L'insaziabile
Osvaldo Guerrieri, di cui avevo già letto Istantanee e Schiava di Picasso, sempre editi per Neri Pozza, ancora una volta non sbaglia un colpo.
L’arte dello scrivere gli scorre nelle vene, lui giornalista e critico teatrale de La Stampa, in questo libro – vincitore del Premio Internazionale Mondello nel 2009 – ci parla di una piaga fortemente sentita in Italia: quella della dipendenza da gioco, o meglio identificata come ludopatia.
Lo fa raccontandoci la storia di Pietro, un uomo come tanti, con una famiglia affettuosa accanto, con la sua routine, gli amici, l’ordinarietà delle cose e degli eventi.
Ma a volte sono proprio gli amici, che per gioco o per inganno, ti trascinano in un vortice sconosciuto, in una nuova valvola di sfogo, mai considerata, anzi completamente sconosciuta: l’euforia del gioco. L’euforia delle vincite facili. La disperazione di perdere tutto senza accorgersene.
Il gioco ti dà tanto ma ti toglie il doppio. Guerrieri lo racconta bene in queste pagine fittissime di analisi, che accompagnano il lettore in una storia indimenticabile, piena di sofferenza mista a compassione: "[…] Partire in questo caso non era sottrarsi. Partire, per chi gioca, non ha parentele con i grandi viaggi rigeneranti, con la visione di un nuovo cielo e con la musica di una nuova lingua. Nella nostra stortura, partire è rifugiarsi là dove comanda la pallina, accanto al rimbalzo dei dadi e al fruscio delle carte quando escono dal mazzo. Partire è un'idea sovrana, un richiamo che non si può eludere, una schiumata di sangue dentro l’intreccio delle vene dure, che potrebbero scoppiare. Come fosse un’attività sessuale, non diciamo se compensatoria o no, una necessità fisiologica, una tensione un po’ bestiale, depurata da ogni sentimento. No, non è una conversatina notturna al riparo d’un muro. È un adescamento feroce di femmina marcia che reclama quattrini. Ma a tasche vuote, lo sanno anche gli idioti, non c’è cunno e non c’è coniugio. A scarsella floscia, l’amplesso non accade, svapora, e nel letto ti lascia una lucertola, ramarri, un fulmineo topo".

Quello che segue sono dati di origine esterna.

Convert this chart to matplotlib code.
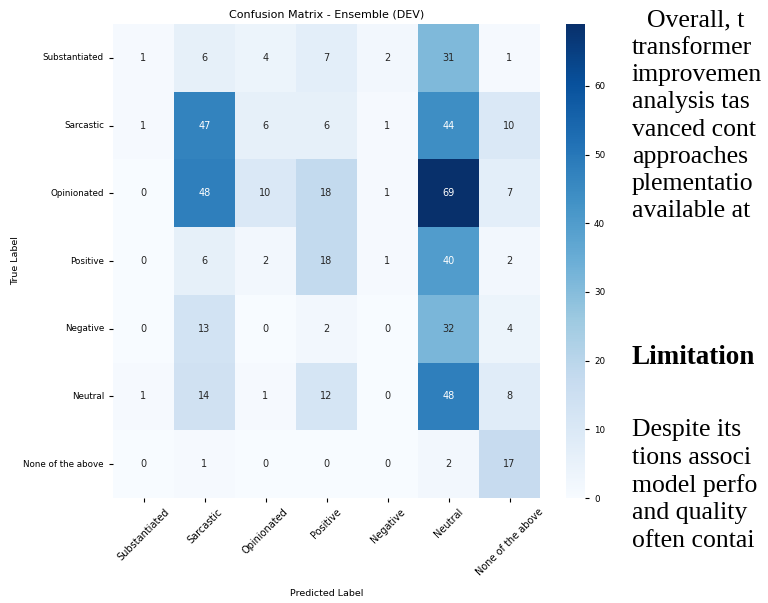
import matplotlib
matplotlib.use("Agg")
import matplotlib.pyplot as plt
import seaborn as sns
import numpy as np

labels = ["Substantiated", "Sarcastic", "Opinionated", "Positive", "Negative", "Neutral", "None of the above"]
row_substantiated = [1, 6, 4, 7, 2, 31, 1]
row_sarcastic = [1, 47, 6, 6, 1, 44, 10]
row_opinionated = [0, 48, 10, 18, 1, 69, 7]
row_positive = [0, 6, 2, 18, 1, 40, 2]
row_negative = [0, 13, 0, 2, 0, 32, 4]
row_neutral = [1, 14, 1, 12, 0, 48, 8]
row_none = [0, 1, 0, 0, 0, 2, 17]

cm = np.array([row_substantiated, row_sarcastic, row_opinionated, row_positive,
               row_negative, row_neutral, row_none])

fig = plt.figure(figsize=(7.68, 6.03), dpi=100)
ax = fig.add_axes([113/768, 1 - 498/603, (540-113)/768, (498-24)/603])
cax = fig.add_axes([566/768, 1 - 498/603, 19/768, (498-24)/603])

sns.heatmap(cm, annot=True, fmt="d", cmap="Blues", ax=ax, cbar_ax=cax,
            xticklabels=labels, yticklabels=labels, annot_kws={"fontsize": 7})
ax.set_title("Confusion Matrix - Ensemble (DEV)", fontsize=8, pad=5)
ax.set_xlabel("Predicted Label", fontsize=6.8)
ax.set_ylabel("True Label", fontsize=6.8)
ax.xaxis.set_label_coords(0.5, (498 - 589) / 474)
ax.yaxis.set_label_coords((20 - 113) / 427, 0.5)
ax.tick_params(axis="y", labelsize=6.3, length=3)
ax.tick_params(axis="x", labelsize=7, length=3)
plt.setp(ax.get_xticklabels(), rotation=45, ha="center")
plt.setp(ax.get_yticklabels(), rotation=0)
cax.tick_params(labelsize=6.3, length=3)

serif = "Liberation Serif"
fs = 18.5
lines_top = [(647, 20, "Overall, t"), (632, 48, "transformer"),
             (632, 75, "improvemen"), (632, 102, "analysis tas"),
             (632, 130, "vanced cont"), (632, 157, "approaches"),
             (632, 184, "plementatio"), (632, 211, "available at")]
for x, y, t in lines_top:
    fig.text(x/768, 1 - y/603, t, fontsize=fs, family=serif, va="center", ha="left")
fig.text(632/768, 1 - 357/603, "Limitation", fontsize=fs + 1, family=serif,
         weight="bold", va="center", ha="left")
lines_bot = [(430, "Despite its"), (458, "tions associ"),
             (486, "model perfo"), (513, "and quality"),
             (541, "often contai")]
for y, t in lines_bot:
    fig.text(632/768, 1 - y/603, t, fontsize=fs, family=serif, va="center", ha="left")

fig.savefig("out.png", dpi=100)
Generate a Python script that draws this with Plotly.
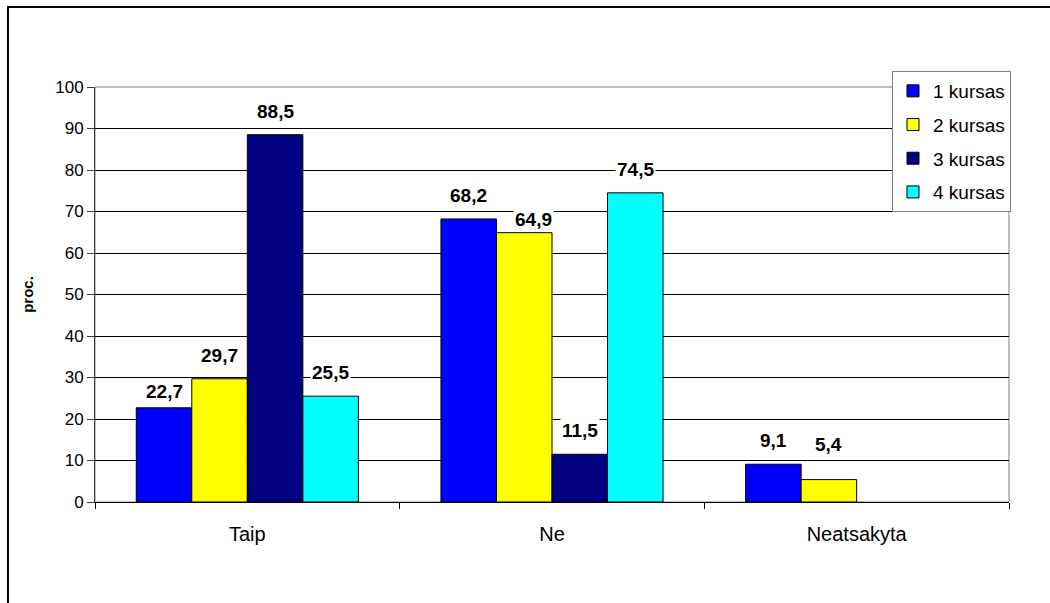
import plotly.graph_objects as go

categories = ["Taip", "Ne", "Neatsakyta"]
series_names = ["1 kursas", "2 kursas", "3 kursas", "4 kursas"]
kursas1 = [22.7, 68.2, 9.1]
kursas2 = [29.7, 64.9, 5.4]
kursas3 = [88.5, 11.5, 0]
kursas4 = [25.5, 74.5, 0]
y_ticks = list(range(0, 101, 10))

series_values = [kursas1, kursas2, kursas3, kursas4]
colors = ["#0000FF", "#FFFF00", "#000080", "#00FFFF"]

FONT = "Liberation Sans, Arial, sans-serif"
BARGAP = 0.271
LABEL_YSHIFT = 11
# manual label nudges (pixels) seen in the original: (series, category) -> (dx, dy)
label_nudge = {(0, 0): (0, -7), (1, 1): (9, -10), (1, 2): (0, 12)}

fig = go.Figure()
for i, (name, vals, col) in enumerate(zip(series_names, series_values, colors)):
    fig.add_trace(go.Bar(
        name=name, x=categories, y=vals,
        marker=dict(color=col, line=dict(color="black", width=[1 if v else 0 for v in vals])),
        legendgroup=f"g{i}",
    ))

# data labels with white background
n = len(series_values)
w = (1 - BARGAP) / n
annotations = []
for j, vals in enumerate(series_values):
    for ci, v in enumerate(vals):
        if v:
            dx, dy = label_nudge.get((j, ci), (0, 0))
            annotations.append(dict(
                x=ci + (j - (n - 1) / 2) * w, y=v, xref="x", yref="y",
                text=f"<b>{v:.1f}</b>".replace(".", ","),
                showarrow=False, yanchor="bottom", yshift=LABEL_YSHIFT + dy, xshift=dx,
                bgcolor="white", borderpad=1,
                font=dict(family=FONT, size=19, color="black"),
            ))

shapes = [
    # plot area border
    dict(type="rect", xref="paper", yref="paper", x0=0, x1=1, y0=0, y1=1,
         line=dict(color="#808080", width=1), layer="below"),
    # outer chart border (extends beyond the view on right & bottom)
    dict(type="rect", xref="paper", yref="paper", x0=-0.0952, x1=1.2, y0=-0.4, y1=1.1928,
         line=dict(color="black", width=2)),
]

fig.update_layout(
    width=1050, height=603,
    margin=dict(l=95, r=41, t=87, b=101),
    paper_bgcolor="white", plot_bgcolor="white",
    barmode="group", bargap=BARGAP, bargroupgap=0,
    font=dict(family=FONT, size=17, color="black"),
    annotations=annotations,
    shapes=shapes,
    showlegend=True,
    legend=dict(
        x=0.872, y=1.0386, xanchor="left", yanchor="top",
        bgcolor="white", bordercolor="#808080", borderwidth=1,
        font=dict(family=FONT, size=19, color="black"),
        tracegroupgap=6, traceorder="grouped",
    ),
    xaxis=dict(
        type="category", showgrid=False, showline=True, linecolor="black", linewidth=1,
        ticks="outside", ticklen=6, tickcolor="black", tickson="boundaries",
        tickfont=dict(size=20), ticklabelstandoff=14,
    ),
    yaxis=dict(
        range=[0, 100], tickvals=y_ticks, showgrid=True, gridcolor="black", gridwidth=1,
        showline=True, linecolor="#404040", linewidth=1,
        ticks="outside", ticklen=7, tickcolor="#404040",
        tickfont=dict(size=17), zeroline=False,
        title=dict(text="<b>proc.</b>", font=dict(size=15), standoff=17),
    ),
)

fig.write_html(
    "out.html",
    config={"displayModeBar": False},
    post_script="document.body.style.margin='0';document.body.style.overflow='hidden';",
)
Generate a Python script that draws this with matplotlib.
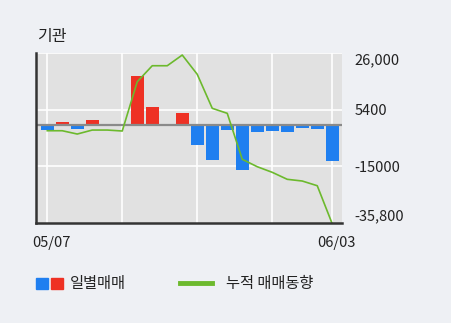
import matplotlib
matplotlib.use("Agg")
import matplotlib.pyplot as plt
import matplotlib.transforms as mtransforms
from matplotlib.patches import Rectangle
from matplotlib.lines import Line2D
import numpy as np

plt.rcParams['font.family'] = ['Noto Sans CJK KR', 'DejaVu Sans']

# ---- data ----
daily = [-2000, 900, -1400, 1750, 0, 0, 17700, 6600, 0, 4400,
         -7230, -12690, -1780, -16320, -2500, -2140, -2500, -1050, -1420, -13050]
cumulative = [-2150, -2150, -3350, -1900, -1900, -2250, 15670, 21480, 21480, 25370,
              18360, 6000, 4180, -12540, -15230, -17270, -19810, -20430, -22140, -36000]
x_tick_idx = [0, 19]
x_tick_labels = ['05/07', '06/03']
y_ticks = [26000, 5400, -15000, -35800]
y_tick_labels = ['26,000', '5400', '-15000', '-35,800']
title = '기관'
legend_bar = '일별매매'
legend_line = '누적 매매동향'

RED = '#ee3124'
BLUE = '#1f7ff0'
GREEN = '#6cb92d'
FIG_BG = '#eef0f4'
AX_BG = '#e1e1e1'

W, H = 451, 323
fig = plt.figure(figsize=(W / 100, H / 100), dpi=100, facecolor=FIG_BG)
ax = fig.add_axes([36 / W, 1 - 223.3 / H, (342 - 36) / W, (223.3 - 53.3) / H])
ax.set_facecolor(AX_BG)

x = np.arange(len(daily))
colors = [RED if v > 0 else BLUE for v in daily]
ax.bar(x, daily, width=0.87, color=colors, zorder=2)

# grid
for yv in y_ticks[:-1]:
    ax.axhline(yv, color='white', lw=1.2, zorder=1)
for xi in [0, 5, 10, 15, 19]:
    ax.axvline(xi, color='white', lw=1.2, zorder=1)
ax.axhline(0, color='#8a8a8a', lw=1.6, zorder=3)

ax.plot(x, cumulative, color=GREEN, lw=1.2, zorder=4, clip_on=True)

ax.set_xlim(-0.75, 19.65)
ax.set_ylim(-35800, 26000)

for s in ['top', 'right']:
    ax.spines[s].set_visible(False)
for s in ['left', 'bottom']:
    ax.spines[s].set_color('#333333')
    ax.spines[s].set_linewidth(1.8)
    ax.spines[s].set_zorder(5)

ax.yaxis.tick_right()
ax.set_yticks(y_ticks)
ax.set_yticklabels(y_tick_labels)
ax.tick_params(axis='y', length=0, pad=9, labelsize=10.5, colors='#222222')
ax.set_xticks(x_tick_idx)
ax.set_xticklabels(x_tick_labels)
ax.tick_params(axis='x', length=0, pad=9, labelsize=10.5, colors='#222222')

labels = ax.get_yticklabels()
labels[0].set_transform(labels[0].get_transform() + mtransforms.ScaledTranslation(0, -5 / 100, fig.dpi_scale_trans))
labels[-1].set_transform(labels[-1].get_transform() + mtransforms.ScaledTranslation(0, 8.5 / 100, fig.dpi_scale_trans))
xl = ax.get_xticklabels()
xl[0].set_transform(xl[0].get_transform() + mtransforms.ScaledTranslation(4 / 100, 0, fig.dpi_scale_trans))
xl[1].set_transform(xl[1].get_transform() + mtransforms.ScaledTranslation(4 / 100, 0, fig.dpi_scale_trans))

fig.text(37 / W, 1 - 37 / H, title, fontsize=11.5, color='#222222', va='center', ha='left')

# legend
fig.patches.append(Rectangle((36 / W, 1 - 289 / H), 11.5 / W, 11 / H, transform=fig.transFigure, color=BLUE))
fig.patches.append(Rectangle((51 / W, 1 - 289 / H), 11.5 / W, 11 / H, transform=fig.transFigure, color=RED))
fig.text(70 / W, 1 - 283.5 / H, legend_bar, fontsize=11, color='#222222', va='center', ha='left')
fig.lines.append(Line2D([180 / W, 211.7 / W], [1 - 283.3 / H, 1 - 283.3 / H], transform=fig.transFigure, color=GREEN, lw=3.5))
fig.text(226 / W, 1 - 283.5 / H, legend_line, fontsize=11, color='#222222', va='center', ha='left')

fig.savefig('out.png', dpi=100, facecolor=FIG_BG)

Il gioco che ti abbruttisce, ti fa negare, ti spinge a compiere l’inenarrabile, a chiedere aiuto e a trovare appigli anche quando l’unica soluzione sarebbe dire basta. Metterci un punto. Frenare la mano. Tenere a mente quelle stesse probabilità che regolano il gioco della roulette. Quei numeri in rosso o in nero. E quello zero? Se ne sta lì, apparentemente arbitrario, ma complice come tutti gli altri.
L’autore si conferma un narratore senza sbavature, che al di là della storia, che potrebbe essere sentita e risentita, produce con la struttura narrativa, con l’evolversi della storia e con la scelta dei vocaboli – sempre precisi, mai messi lì a caso – un ritratto dell’uomo di oggi che cade nelle ombre buie della dipendenza, senza capire più come uscirne. Ma senza mai arrendersi.